How many lines in the listing below include the word "this"? Answer with the number and nothing else.
━━━
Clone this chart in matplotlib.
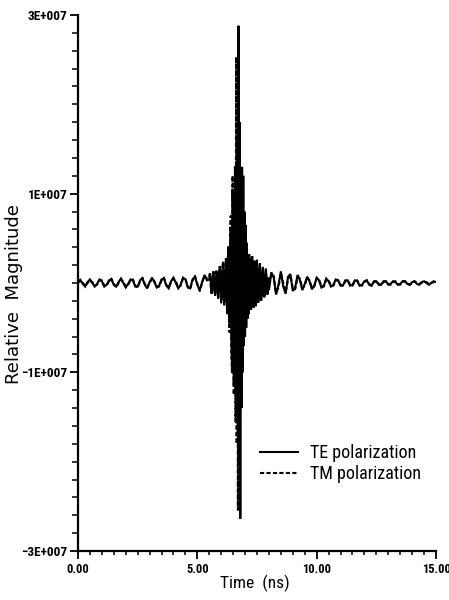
import numpy as np
import matplotlib
matplotlib.use("Agg")
import matplotlib.pyplot as plt
from matplotlib import font_manager as fm
from matplotlib.ticker import MultipleLocator, FixedLocator

# ---------------- data (values in units of 1e6) ----------------
time_pre = np.linspace(0.0, 5.4, 55)      # ns, 0.1 ns sampling
time_pulse = np.linspace(5.5, 7.975, 100)  # ns, 0.025 ns sampling
time_post = np.linspace(8.0, 15.0, 71)    # ns, 0.1 ns sampling

te_pre = [0.0, 0.3, -0.1, -0.4, 0.1, 0.4, 0.0, -0.4, -0.1, 0.4,
          0.2, -0.4, -0.2, 0.3, 0.4, -0.2, -0.4, 0.1, 0.5, 0.0,
          -0.5, -0.1, 0.4, 0.3, -0.4, -0.4, 0.3, 0.5, -0.2, -0.6,
          0.1, 0.6, 0.1, -0.5, -0.3, 0.4, 0.5, -0.3, -0.6, 0.2,
          0.6, 0.0, -0.6, -0.2, 0.6, 0.4, -0.5, -0.6, 0.4, 0.7,
          -0.2, -0.8, 0.1, 0.9, 0.3]
te_pulse = [0.4, 1.1, 0.7, -0.6, -1.2, -0.6, 0.8, 1.3, 0.3, -1.0,
            -1.4, -0.2, 1.3, 1.2, -0.5, -1.6, -0.9, 1.4, 1.9, 0.2,
            -2.0, -1.7, 1.0, 2.3, 0.5, -2.2, -2.0, 1.2, 2.8, -0.4,
            -3.2, 1.5, 3.6, -2.5, -4.5, 3.5, 6.0, -6.0, -8.5, 10.5,
            7.0, -11.5, -9.0, 11.5, 9.0, -13.0, -10.0, 14.5, -17.0, 28.8,
            -20.0, 18.0, -26.4, 12.5, -14.0, 13.0, -10.0, 12.0, -7.0, 8.0,
            -6.0, 6.5, -5.0, 4.5, -4.0, 3.0, -3.5, 3.2, -2.0, 2.8,
            -3.0, 1.5, 3.0, -2.2, -2.8, 1.8, 2.5, -1.5, -2.6, 1.2,
            2.6, 0.5, -2.2, -1.8, 1.5, 2.2, -0.5, -2.0, -1.2, 1.2,
            1.8, 0.2, -1.6, -1.4, 0.9, 1.6, 0.3, -1.3, -1.2, 0.6]
te_post = [-0.8, 1.2, 0.6, -1.3, -0.2, 1.3, -0.4, -1.2, 0.7, 1.0,
           -0.9, -0.5, 0.9, 0.3, -0.8, -0.1, 0.7, 0.2, -0.7, -0.3,
           0.6, 0.3, -0.5, -0.3, 0.5, 0.2, -0.4, -0.2, 0.4, 0.3,
           -0.3, -0.3, 0.3, 0.3, -0.3, -0.2, 0.3, 0.2, -0.3, -0.2,
           0.2, 0.3, -0.2, -0.3, 0.2, 0.2, -0.2, -0.2, 0.2, 0.2,
           -0.2, -0.1, 0.2, 0.1, -0.2, -0.1, 0.2, 0.2, -0.1, -0.2,
           0.1, 0.2, -0.1, -0.2, 0.1, 0.2, 0.0, -0.2, 0.0, 0.2, 0.1]

tm_pre = [0.1, 0.4, 0.0, -0.3, 0.0, 0.3, 0.1, -0.3, -0.2, 0.3,
          0.3, -0.3, -0.3, 0.2, 0.5, -0.1, -0.5, 0.0, 0.4, 0.1,
          -0.4, -0.2, 0.3, 0.4, -0.3, -0.5, 0.2, 0.6, -0.1, -0.5,
          0.0, 0.5, 0.2, -0.4, -0.4, 0.3, 0.6, -0.2, -0.5, 0.1,
          0.5, 0.2, -0.5, -0.3, 0.5, 0.5, -0.4, -0.7, 0.3, 0.8,
          -0.1, -0.9, 0.0, 0.8, 0.5]
tm_pulse = [0.6, 1.0, 0.3, -0.9, -1.1, -0.2, 1.0, 1.2, -0.1, -1.2,
            -1.2, 0.3, 1.5, 0.8, -1.0, -1.7, -0.3, 1.8, 1.6, -0.6,
            -2.2, -1.2, 1.6, 2.4, -0.3, -2.6, -1.4, 2.2, 2.6, -1.6,
            -3.4, 2.6, 4.2, -3.8, -5.5, 5.5, 7.5, -8.0, -10.0, 12.0,
            8.5, -12.5, -10.5, 13.0, -15.5, 25.3, -18.0, 16.0, -25.4, 11.0,
            -13.0, 12.0, -9.5, 10.5, -8.0, 7.5, -6.5, 6.0, -5.0, 5.0,
            -4.5, 4.0, -3.5, 3.2, -3.0, 2.8, -2.8, 2.5, -2.2, 2.6,
            -2.4, 1.2, 2.6, -1.8, -2.4, 1.6, 2.2, -1.2, -2.2, 1.0,
            2.2, 0.6, -1.8, -1.6, 1.2, 1.9, -0.2, -1.7, -1.1, 1.0,
            1.6, 0.3, -1.4, -1.3, 0.7, 1.4, 0.4, -1.1, -1.1, 0.4]
tm_post = [-0.6, 1.0, 0.8, -1.1, -0.5, 1.1, 0.0, -1.0, 0.4, 0.9,
           -0.6, -0.7, 0.7, 0.5, -0.6, -0.3, 0.6, 0.3, -0.5, -0.4,
           0.5, 0.4, -0.4, -0.4, 0.4, 0.3, -0.3, -0.3, 0.3, 0.3,
           -0.2, -0.3, 0.2, 0.3, -0.2, -0.3, 0.2, 0.3, -0.2, -0.3,
           0.1, 0.3, -0.1, -0.3, 0.1, 0.2, -0.1, -0.2, 0.1, 0.2,
           -0.1, -0.2, 0.1, 0.2, -0.1, -0.2, 0.1, 0.2, 0.0, -0.2,
           0.0, 0.2, 0.0, -0.1, 0.0, 0.1, 0.1, -0.1, 0.0, 0.1, 0.1]

series_labels = ["TE polarization", "TM polarization"]
ytick_values = [-3e7, -1e7, 1e7, 3e7]
ytick_labels = ["\u22123E+007", "\u22121E+007", "1E+007", "3E+007"]
xtick_values = [0, 5, 10, 15]
xtick_labels = ["0.00", "5.00", "10.00", "15.00"]
x_label = "Time  (ns)"
y_label = "Relative  Magnitude"

time_ns = np.concatenate([time_pre, time_pulse, time_post])
te = np.concatenate([te_pre, te_pulse, te_post]) * 1e6
tm = np.concatenate([tm_pre, tm_pulse, tm_post]) * 1e6

# ---------------- fonts ----------------
names = {f.name for f in fm.fontManager.ttflist}
narrow = "DejaVu Sans"
for cand in ["Liberation Sans Narrow", "Roboto Condensed", "Roboto"]:
    if cand in names:
        narrow = cand
        break

# ---------------- figure ----------------
fig = plt.figure(figsize=(4.49, 6.0), dpi=100)
ax = fig.add_axes([78 / 449, 1 - 551 / 600, (436 - 78) / 449, (551 - 15) / 600])

ax.plot(time_ns, te, color="black", lw=1.5, solid_joinstyle="miter",
        label=series_labels[0], zorder=3)
ax.plot(time_ns, tm, color="black", lw=1.5, dashes=(2.0, 1.1),
        label=series_labels[1], zorder=2)

ax.set_xlim(0, 15)
ax.set_ylim(-3e7, 3e7)

for s in ["top", "right"]:
    ax.spines[s].set_visible(False)
for s in ["left", "bottom"]:
    ax.spines[s].set_linewidth(1.6)

ax.xaxis.set_major_locator(FixedLocator(xtick_values))
ax.xaxis.set_minor_locator(MultipleLocator(0.5))
ax.set_xticklabels(xtick_labels)
ax.yaxis.set_major_locator(FixedLocator(ytick_values))
ax.yaxis.set_minor_locator(MultipleLocator(2e6))
ax.set_yticklabels(ytick_labels)

ax.tick_params(axis="x", which="major", direction="out", length=5.5, width=1.3, pad=3)
ax.tick_params(axis="x", which="minor", direction="out", length=3.2, width=1.1)
ax.tick_params(axis="y", which="major", direction="out", length=6, width=1.3, pad=1.5)
ax.tick_params(axis="y", which="minor", direction="out", length=4.2, width=1.1)

for lab in ax.get_yticklabels():
    lab.set_fontfamily(narrow)
    lab.set_fontweight("bold")
    lab.set_fontsize(9.5)
for lab in ax.get_xticklabels():
    lab.set_fontfamily(narrow)
    lab.set_fontweight("bold")
    lab.set_fontsize(9)

ax.set_xlabel(x_label, fontfamily=narrow, fontsize=12.5)
ax.xaxis.set_label_coords((255 - 78) / 358, (551 - 575) / 536)
ax.set_ylabel(y_label, fontfamily="DejaVu Sans", fontsize=13)
ax.yaxis.set_label_coords((23 - 78) / 358, (551 - 294) / 536)

leg = ax.legend(loc="upper left", bbox_to_anchor=(260 / 449, 1 - 444 / 600),
                bbox_transform=fig.transFigure, frameon=False,
                prop={"family": narrow, "size": 13},
                handlelength=2.1, handletextpad=0.65, labelspacing=0.18,
                borderpad=0, borderaxespad=0)

fig.savefig("out.png", dpi=100)
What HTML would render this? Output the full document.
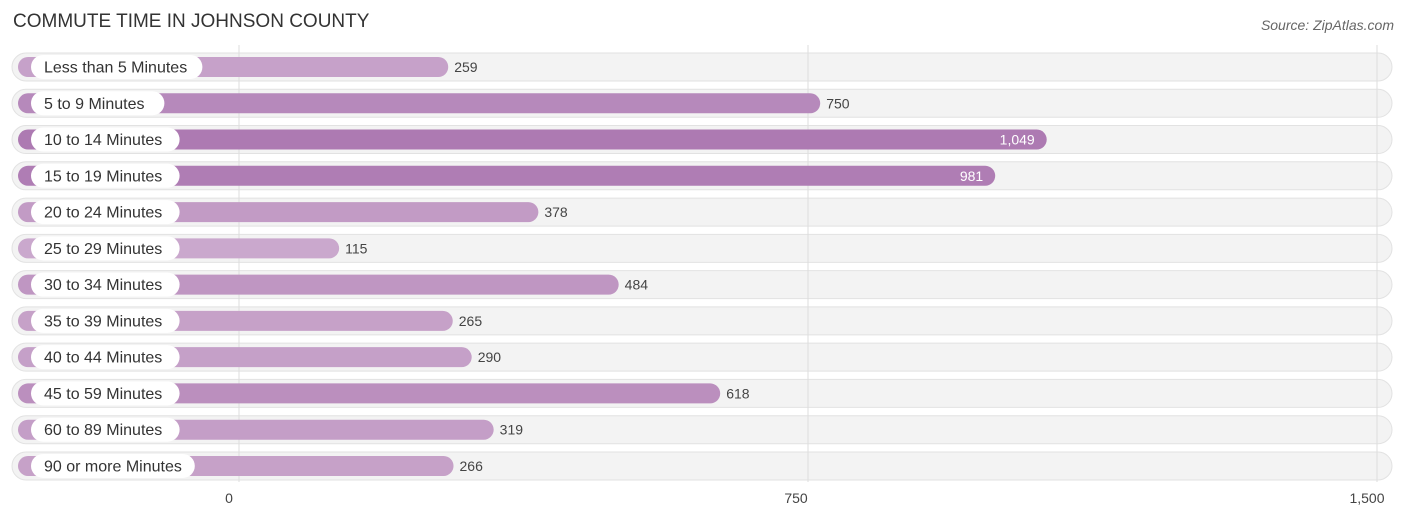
<!DOCTYPE html>
<html><head><meta charset="utf-8"><style>
body{margin:0;background:#fff;font-family:"Liberation Sans",sans-serif}
svg{display:block}
</style></head><body>
<svg width="1406" height="522">
<text x="13" y="27" font-size="19" fill="#333">COMMUTE TIME IN JOHNSON COUNTY</text>
<text x="1394" y="30" font-size="14" font-style="italic" fill="#666" text-anchor="end">Source: ZipAtlas.com</text>
<g id="grid"></g>
<g id="rows"></g>
<g id="ticks"></g>
</svg>
<script>
const categories=["Less than 5 Minutes","5 to 9 Minutes","10 to 14 Minutes","15 to 19 Minutes","20 to 24 Minutes","25 to 29 Minutes","30 to 34 Minutes","35 to 39 Minutes","40 to 44 Minutes","45 to 59 Minutes","60 to 89 Minutes","90 or more Minutes"];
const values=[259,750,1049,981,378,115,484,265,290,618,319,266];
const tickValues=[0,750,1500];
const tickLabels=["0","750","1,500"];
const NS="http://www.w3.org/2000/svg";
function gx(v){return 239+v*(1138/1500);}
function bx(v){return 252+v*0.7576;}
function rowY(i){return 67+i*36.27;}
function mk(tag,attrs,parent){const e=document.createElementNS(NS,tag);for(const k in attrs)e.setAttribute(k,attrs[k]);parent.appendChild(e);return e;}
function col(v){const t=Math.min(1,v/1049);const a=[0xce,0xae,0xd0],b=[0xad,0x7a,0xb2];return "rgb("+a.map((c,i)=>Math.round(c+(b[i]-c)*t)).join(",")+")";}
const grid=document.getElementById('grid'),rows=document.getElementById('rows'),ticks=document.getElementById('ticks');
categories.forEach((c,i)=>{
 const y=rowY(i);
 const bg=mk('rect',{x:12,y:y-14,width:1380,height:28,rx:14,fill:'#f3f3f3',stroke:'#e2e2e2','stroke-width':1},rows);
 
 
});
tickValues.forEach((v,i)=>{
 const l=mk('line',{x1:gx(v),x2:gx(v),y1:45,y2:482,stroke:'#ddd','stroke-width':1},rows);
 
 
 const t=mk('text',{x:gx(v)-(i==0?10:i==2?10:12),y:503,'font-size':14,fill:'#444','text-anchor':'middle'},ticks);
 t.textContent=tickLabels[i];
 
 
});
categories.forEach((c,i)=>{
 const y=rowY(i),v=values[i];
 const bar=mk('rect',{x:18,y:y-10,width:bx(v)-18,height:20,rx:10,fill:col(v)},rows);
 
 
 const pw=c.length*7.6+27;
 const pill=mk('rect',{x:31,y:y-12,width:pw,height:24,rx:12,fill:'#fff'},rows);
 
 
 const lt=mk('text',{x:44,y:y+5.5,'font-size':16,fill:'#333'},rows);
 lt.textContent=c;
 
 
 const inside=v>900;
 const vt=mk('text',{x:inside?bx(v)-12:bx(v)+6,y:y+5,'font-size':14,fill:inside?'#fff':'#444','text-anchor':inside?'end':'start'},rows);
 vt.textContent=v.toLocaleString('en-US');
 
 
});
</script>
</body></html>
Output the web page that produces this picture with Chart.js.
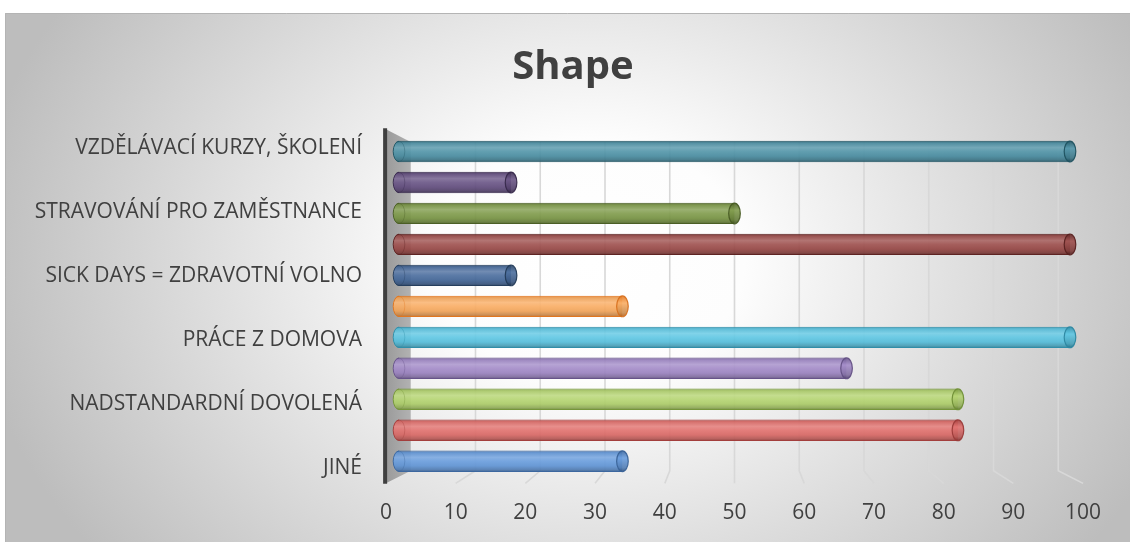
<!DOCTYPE html>
<html>
<head>
<meta charset="utf-8">
<script src="https://cdn.jsdelivr.net/npm/chart.js@4.4.1/dist/chart.umd.min.js"></script>
<style>
  html, body { margin: 0; padding: 0; background: #ffffff; }
  #wrap { width: 1130px; height: 542px; }
</style>
</head>
<body>
<div id="wrap"><canvas id="c" width="1130" height="542"></canvas></div>
<script>
// Categories from bottom to top; every second name is left blank on the axis
const categories = [
  'JINÉ', '',
  'NADSTANDARDNÍ DOVOLENÁ', '',
  'PRÁCE Z DOMOVA', '',
  'SICK DAYS = ZDRAVOTNÍ VOLNO', '',
  'STRAVOVÁNÍ PRO ZAMĚSTNANCE', '',
  'VZDĚLÁVACÍ KURZY, ŠKOLENÍ'
];
const values = [33.3, 83.3, 83.3, 66.7, 100, 33.3, 16.7, 100, 50, 16.7, 100];
const axisMin = 0;
const axisMax = 100;
const axisStep = 10;

// One colour per bar (body tone and rim tone)
const barColors  = ['#6399dc', '#e06b68', '#b2d36c', '#9f86c6', '#58c4e2', '#f9a95c',
                    '#43679a', '#9a4846', '#7a9744', '#634d80', '#4a90a5'];
const edgeColors = ['#3c679f', '#a33e3c', '#76963a', '#67538a', '#2f8ea9', '#e2761e',
                    '#253e5e', '#5e2322', '#4b5f25', '#3a2b4f', '#215665'];

const TEXT = '#404040';
const FONT = "'Open Sans', 'DejaVu Sans', sans-serif";
const K_BACK = 0.965;   // depth scale of the back wall
const K_FRONT = 1.039;  // depth scale of the front edge
const CAT_PCT = 0.69;

function hexRgb(h) {
  const n = parseInt(h.slice(1), 16);
  return [(n >> 16) & 255, (n >> 8) & 255, n & 255];
}
function shade(h, t, a) {
  const c = hexRgb(h);
  const tgt = t >= 0 ? 255 : 0, f = Math.abs(t);
  const m = c.map(v => Math.round(v + (tgt - v) * f));
  return `rgba(${m[0]},${m[1]},${m[2]},${a === undefined ? 1 : a})`;
}

function bodyGradient(chart, i, yc, half) {
  const g = chart.ctx.createLinearGradient(0, yc - half, 0, yc + half);
  const b = barColors[i], e = edgeColors[i], A = 0.92;
  g.addColorStop(0.00, shade(e, 0, A));
  g.addColorStop(0.10, shade(b, -0.06, A));
  g.addColorStop(0.32, shade(b, 0.18, A));
  g.addColorStop(0.50, shade(b, 0.06, A));
  g.addColorStop(0.72, shade(b, -0.04, A));
  g.addColorStop(0.90, shade(b, -0.2, A));
  g.addColorStop(1.00, shade(e, -0.15, A));
  return g;
}

function barFill(ctx) {
  const chart = ctx.chart;
  const ys = chart.scales.y;
  if (!chart.chartArea || !ys) return barColors[ctx.dataIndex];
  const band = (ys.bottom - ys.top) / categories.length;
  return bodyGradient(chart, ctx.dataIndex, ys.getPixelForValue(ctx.dataIndex), band * CAT_PCT / 2);
}

function persp(area, x, y, k) {
  const cx = (area.left + area.right) / 2, cy = (area.top + area.bottom) / 2;
  return { x: cx + (x - cx) * k, y: cy + (y - cy) * k };
}

const scenePlugin = {
  id: 'scene',
  beforeDraw(chart) {
    const { ctx, width, height } = chart;
    ctx.save();
    ctx.fillStyle = '#ffffff';
    ctx.fillRect(0, 0, width, height);
    // radial sheen of the chart box
    ctx.save();
    ctx.beginPath();
    ctx.rect(5, 13, width - 5, height - 13);
    ctx.clip();
    ctx.translate(590, 260);
    ctx.scale(1, 0.78);
    const rg = ctx.createRadialGradient(0, 0, 0, 0, 0, 620);
    rg.addColorStop(0, '#ffffff');
    rg.addColorStop(0.25, '#fdfdfd');
    rg.addColorStop(1, '#bdbdbd');
    ctx.fillStyle = rg;
    ctx.fillRect(-800, -800, 1600, 1600);
    ctx.restore();
    ctx.strokeStyle = '#b4b4b4';
    ctx.lineWidth = 1;
    ctx.beginPath();
    ctx.moveTo(5.5, height);
    ctx.lineTo(5.5, 13.5);
    ctx.lineTo(width, 13.5);
    ctx.stroke();
    ctx.restore();
  },
  beforeDatasetsDraw(chart) {
    const { ctx, chartArea: a } = chart;
    const xs = chart.scales.x, ys = chart.scales.y;
    ctx.save();
    // back wall gridlines running onto the floor
    ctx.strokeStyle = '#d8d8d8';
    ctx.lineWidth = 1.6;
    xs.ticks.forEach(t => {
      if (t.value === axisMin) return;
      const px = xs.getPixelForValue(t.value);
      const bt = persp(a, px, a.top, K_BACK);
      const bb = persp(a, px, a.bottom, K_BACK);
      const fb = persp(a, px, a.bottom, K_FRONT);
      ctx.beginPath();
      ctx.moveTo(bt.x, bt.y);
      ctx.lineTo(bb.x, bb.y);
      ctx.lineTo(fb.x, fb.y);
      ctx.stroke();
    });
    // side wall at the zero line
    const p0 = xs.getPixelForValue(axisMin);
    const ft = persp(a, p0, a.top, K_FRONT), bt = persp(a, p0, a.top, K_BACK);
    const bb = persp(a, p0, a.bottom, K_BACK), fb = persp(a, p0, a.bottom, K_FRONT);
    const wg = ctx.createLinearGradient(ft.x, 0, bt.x, 0);
    wg.addColorStop(0, '#9a9a9a');
    wg.addColorStop(1, '#b2b2b2');
    ctx.fillStyle = wg;
    ctx.beginPath();
    ctx.moveTo(ft.x, ft.y);
    ctx.lineTo(bt.x, bt.y);
    ctx.lineTo(bb.x, bb.y);
    ctx.lineTo(fb.x, fb.y);
    ctx.closePath();
    ctx.fill();
    ctx.strokeStyle = '#3f3f3f';
    ctx.lineWidth = 4;
    ctx.beginPath();
    ctx.moveTo(ft.x - 0.8, ft.y - 1);
    ctx.lineTo(fb.x - 0.8, fb.y + 0.5);
    ctx.stroke();

    // value labels along the front edge
    ctx.fillStyle = TEXT;
    ctx.font = `21px ${FONT}`;
    ctx.textAlign = 'center';
    ctx.textBaseline = 'middle';
    xs.ticks.forEach(t => {
      const p = persp(a, xs.getPixelForValue(t.value), a.bottom, K_FRONT);
      ctx.fillText(String(t.value), p.x, a.bottom + 36.5);
    });
    // category names
    ctx.textAlign = 'right';
    categories.forEach((c, i) => {
      if (!c) return;
      const p = persp(a, a.left, ys.getPixelForValue(i), 1.035);
      ctx.fillText(c, a.left - 37, p.y + 1.5);
    });
    ctx.restore();
  },
  afterDatasetsDraw(chart) {
    const ctx = chart.ctx;
    const meta = chart.getDatasetMeta(0);
    ctx.save();
    meta.data.forEach((el, i) => {
      const { x, y, base, height } = el.getProps(['x', 'y', 'base', 'height'], true);
      const ry = height / 2, rx = 5.8;
      const grad = bodyGradient(chart, i, y, ry);
      // rounded start of the tube
      ctx.beginPath();
      ctx.ellipse(base, y, rx, ry, 0, Math.PI / 2, Math.PI * 1.5);
      ctx.closePath();
      ctx.fillStyle = grad;
      ctx.fill();
      ctx.lineWidth = 1;
      ctx.strokeStyle = shade(edgeColors[i], 0, 0.95);
      ctx.beginPath();
      ctx.ellipse(base, y, rx, ry - 0.5, 0, Math.PI / 2, Math.PI * 1.5);
      ctx.stroke();
      ctx.strokeStyle = shade(edgeColors[i], 0, 0.35);
      ctx.beginPath();
      ctx.ellipse(base, y, rx, ry - 0.5, 0, -Math.PI / 2, Math.PI / 2);
      ctx.stroke();
      // end cap of the tube
      const cg = ctx.createLinearGradient(0, y - ry, 0, y + ry);
      cg.addColorStop(0, shade(edgeColors[i], 0, 0.9));
      cg.addColorStop(0.35, shade(barColors[i], 0.05, 0.9));
      cg.addColorStop(0.8, shade(barColors[i], -0.18, 0.9));
      cg.addColorStop(1, shade(edgeColors[i], -0.2, 0.9));
      ctx.fillStyle = cg;
      ctx.beginPath();
      ctx.ellipse(x, y, rx, ry - 0.3, 0, 0, Math.PI * 2);
      ctx.fill();
      ctx.strokeStyle = shade(edgeColors[i], -0.05, 0.95);
      ctx.lineWidth = 1.2;
      ctx.stroke();
    });
    ctx.restore();
  }
};

new Chart(document.getElementById('c'), {
  type: 'bar',
  data: {
    labels: categories,
    datasets: [{
      data: values,
      backgroundColor: barFill,
      borderColor: edgeColors,
      borderWidth: { top: 1, bottom: 1, left: 0, right: 0 },
      borderSkipped: false,
      categoryPercentage: CAT_PCT,
      barPercentage: 1
    }]
  },
  options: {
    indexAxis: 'y',
    responsive: false,
    animation: false,
    devicePixelRatio: 1,
    layout: { padding: { left: 76, right: 60, top: 0, bottom: 0 } },
    plugins: {
      legend: { display: false },
      tooltip: { enabled: false },
      title: {
        display: true,
        text: 'Shape',
        color: TEXT,
        font: { family: FONT, size: 40, weight: 'bold', lineHeight: 1.2 },
        padding: { top: 44, bottom: 44 }
      }
    },
    scales: {
      x: {
        type: 'linear',
        min: axisMin,
        max: axisMax,
        ticks: { stepSize: axisStep, display: false },
        grid: { display: false },
        border: { display: false },
        afterFit(s) { s.height = 65.3; }
      },
      y: {
        type: 'category',
        reverse: true,
        ticks: { display: false },
        grid: { display: false },
        border: { display: false },
        afterFit(s) { s.width = 323; }
      }
    }
  },
  plugins: [scenePlugin]
});
</script>
</body>
</html>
━━━
* [Solution to the problem]:
3